Task inputs:
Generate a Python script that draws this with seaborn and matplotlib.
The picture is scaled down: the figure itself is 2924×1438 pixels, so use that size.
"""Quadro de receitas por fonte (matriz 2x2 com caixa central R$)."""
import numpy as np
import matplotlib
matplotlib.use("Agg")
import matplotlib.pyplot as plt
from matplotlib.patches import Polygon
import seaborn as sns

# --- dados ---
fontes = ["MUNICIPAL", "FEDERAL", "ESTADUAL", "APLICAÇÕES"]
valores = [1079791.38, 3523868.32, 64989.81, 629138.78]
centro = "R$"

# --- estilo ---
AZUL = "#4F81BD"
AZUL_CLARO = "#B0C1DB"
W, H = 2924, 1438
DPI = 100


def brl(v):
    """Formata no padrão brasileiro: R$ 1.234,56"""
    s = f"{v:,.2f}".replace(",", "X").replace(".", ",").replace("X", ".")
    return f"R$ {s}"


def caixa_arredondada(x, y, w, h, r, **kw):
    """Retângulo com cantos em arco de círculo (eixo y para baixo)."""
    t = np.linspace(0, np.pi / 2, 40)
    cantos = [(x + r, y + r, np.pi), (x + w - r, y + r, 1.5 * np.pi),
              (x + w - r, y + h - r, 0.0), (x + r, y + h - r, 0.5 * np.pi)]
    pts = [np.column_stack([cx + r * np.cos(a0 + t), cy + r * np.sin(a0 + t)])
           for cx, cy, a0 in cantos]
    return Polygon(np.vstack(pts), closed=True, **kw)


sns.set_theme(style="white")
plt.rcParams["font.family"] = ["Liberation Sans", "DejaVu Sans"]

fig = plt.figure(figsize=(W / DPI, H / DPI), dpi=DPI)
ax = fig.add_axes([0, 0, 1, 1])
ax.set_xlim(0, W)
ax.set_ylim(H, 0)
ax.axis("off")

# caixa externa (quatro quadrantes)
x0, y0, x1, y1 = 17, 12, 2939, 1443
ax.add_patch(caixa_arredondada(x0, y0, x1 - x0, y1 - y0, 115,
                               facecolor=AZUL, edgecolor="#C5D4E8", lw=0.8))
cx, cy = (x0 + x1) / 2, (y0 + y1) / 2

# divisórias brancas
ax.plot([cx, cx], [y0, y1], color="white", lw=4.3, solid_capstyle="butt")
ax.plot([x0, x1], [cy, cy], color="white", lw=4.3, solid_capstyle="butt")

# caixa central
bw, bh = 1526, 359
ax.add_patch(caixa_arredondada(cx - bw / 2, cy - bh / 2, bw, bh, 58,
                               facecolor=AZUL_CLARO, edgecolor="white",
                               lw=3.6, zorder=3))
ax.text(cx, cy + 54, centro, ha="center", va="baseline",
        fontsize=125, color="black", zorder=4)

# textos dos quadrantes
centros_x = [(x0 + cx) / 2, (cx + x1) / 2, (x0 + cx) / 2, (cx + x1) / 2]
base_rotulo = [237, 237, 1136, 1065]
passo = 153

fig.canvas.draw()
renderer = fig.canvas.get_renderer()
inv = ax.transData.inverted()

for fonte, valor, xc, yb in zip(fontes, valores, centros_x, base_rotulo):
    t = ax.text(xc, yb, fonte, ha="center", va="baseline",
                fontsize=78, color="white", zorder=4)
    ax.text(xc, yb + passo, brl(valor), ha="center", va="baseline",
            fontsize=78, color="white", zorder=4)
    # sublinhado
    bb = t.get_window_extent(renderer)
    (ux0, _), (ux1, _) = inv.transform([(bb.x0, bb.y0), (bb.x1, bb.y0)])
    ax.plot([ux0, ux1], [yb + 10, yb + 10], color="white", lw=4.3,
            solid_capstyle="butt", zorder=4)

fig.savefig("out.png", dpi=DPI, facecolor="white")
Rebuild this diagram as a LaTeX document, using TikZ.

Written problem: The records above should all be quoted exactly, please.

Solution for this exercise:
Generate a Python script that draws this with seaborn and matplotlib.
The picture is scaled down: the figure itself is 2924×1438 pixels, so use that size.
"""Quadro de receitas por fonte (matriz 2x2 com caixa central R$)."""
import numpy as np
import matplotlib
matplotlib.use("Agg")
import matplotlib.pyplot as plt
from matplotlib.patches import Polygon
import seaborn as sns

# --- dados ---
fontes = ["MUNICIPAL", "FEDERAL", "ESTADUAL", "APLICAÇÕES"]
valores = [1079791.38, 3523868.32, 64989.81, 629138.78]
centro = "R$"

# --- estilo ---
AZUL = "#4F81BD"
AZUL_CLARO = "#B0C1DB"
W, H = 2924, 1438
DPI = 100


def brl(v):
    """Formata no padrão brasileiro: R$ 1.234,56"""
    s = f"{v:,.2f}".replace(",", "X").replace(".", ",").replace("X", ".")
    return f"R$ {s}"


def caixa_arredondada(x, y, w, h, r, **kw):
    """Retângulo com cantos em arco de círculo (eixo y para baixo)."""
    t = np.linspace(0, np.pi / 2, 40)
    cantos = [(x + r, y + r, np.pi), (x + w - r, y + r, 1.5 * np.pi),
              (x + w - r, y + h - r, 0.0), (x + r, y + h - r, 0.5 * np.pi)]
    pts = [np.column_stack([cx + r * np.cos(a0 + t), cy + r * np.sin(a0 + t)])
           for cx, cy, a0 in cantos]
    return Polygon(np.vstack(pts), closed=True, **kw)


sns.set_theme(style="white")
plt.rcParams["font.family"] = ["Liberation Sans", "DejaVu Sans"]

fig = plt.figure(figsize=(W / DPI, H / DPI), dpi=DPI)
ax = fig.add_axes([0, 0, 1, 1])
ax.set_xlim(0, W)
ax.set_ylim(H, 0)
ax.axis("off")

# caixa externa (quatro quadrantes)
x0, y0, x1, y1 = 17, 12, 2939, 1443
ax.add_patch(caixa_arredondada(x0, y0, x1 - x0, y1 - y0, 115,
                               facecolor=AZUL, edgecolor="#C5D4E8", lw=0.8))
cx, cy = (x0 + x1) / 2, (y0 + y1) / 2

# divisórias brancas
ax.plot([cx, cx], [y0, y1], color="white", lw=4.3, solid_capstyle="butt")
ax.plot([x0, x1], [cy, cy], color="white", lw=4.3, solid_capstyle="butt")

# caixa central
bw, bh = 1526, 359
ax.add_patch(caixa_arredondada(cx - bw / 2, cy - bh / 2, bw, bh, 58,
                               facecolor=AZUL_CLARO, edgecolor="white",
                               lw=3.6, zorder=3))
ax.text(cx, cy + 54, centro, ha="center", va="baseline",
        fontsize=125, color="black", zorder=4)

# textos dos quadrantes
centros_x = [(x0 + cx) / 2, (cx + x1) / 2, (x0 + cx) / 2, (cx + x1) / 2]
base_rotulo = [237, 237, 1136, 1065]
passo = 153

fig.canvas.draw()
renderer = fig.canvas.get_renderer()
inv = ax.transData.inverted()

for fonte, valor, xc, yb in zip(fontes, valores, centros_x, base_rotulo):
    t = ax.text(xc, yb, fonte, ha="center", va="baseline",
                fontsize=78, color="white", zorder=4)
    ax.text(xc, yb + passo, brl(valor), ha="center", va="baseline",
            fontsize=78, color="white", zorder=4)
    # sublinhado
    bb = t.get_window_extent(renderer)
    (ux0, _), (ux1, _) = inv.transform([(bb.x0, bb.y0), (bb.x1, bb.y0)])
    ax.plot([ux0, ux1], [yb + 10, yb + 10], color="white", lw=4.3,
            solid_capstyle="butt", zorder=4)

fig.savefig("out.png", dpi=DPI, facecolor="white")
Rebuild this diagram as a LaTeX document, using TikZ.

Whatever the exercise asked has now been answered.